It seems like I can barely sell a ship for its production cost, even a decently equipped warship to a race with tons of money, a bad military and low technology. But here's something different that might really need pointed out:
Civilization alliances seem weak and thin to me, even on GC2... I think this would be an excellent incentive to strengthen alliances (and apply some considerable pressure to break up the alliances of other civs!).
Initiate a trade with an ally. Click any ship design (on your screen or its screen), specify the number of ships (they can be just a current design the civ can build, not just complete vessels), and click something on the other side which you feel is worth the number of ships (such as a technology, or a bunch of cash). When the trade's accepted, no one gets anything, yet...
Now that civ can produce the ships, and once one or all of the ships reach the ship-trade rally point or are otherwise handed over, the civ who built the ships recieves a *portion* of the payment, such as a technology is researched to a certain percent depending on the worth of the given ships.

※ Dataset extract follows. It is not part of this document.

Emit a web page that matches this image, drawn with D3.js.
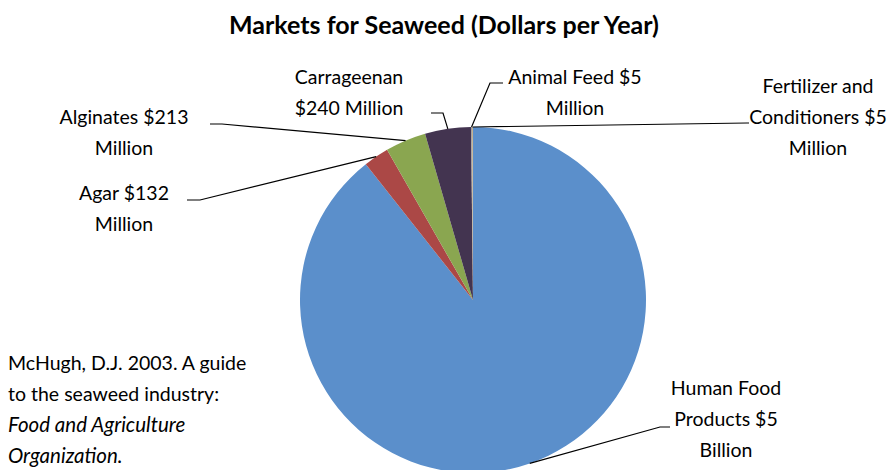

I think this could be interesting, for allowing specialized civilizations to remain competant in other areas -- but only with close friends. It's mostly foolproof, although it can be backed out of (the seller takes too long and the design becomes obsolete, or the buyer could just run out of cash). It's not that different from direct, immediately effective trades, but... imagine the micro-management of it... It'd be like taking out those loaned purchases. Maybe the same thing could be done for social production, or, or..
The obvious problem would be balancing this with the AI -- what ships does it need to buy or what guns it needs to hock for a quick tech or wad of dough, or to know if it's been buying scrap heaps for the last 100 turns. Whether you want an equalizer this potentially strong in a game like GC2, and badly enough to debug it, I don't know...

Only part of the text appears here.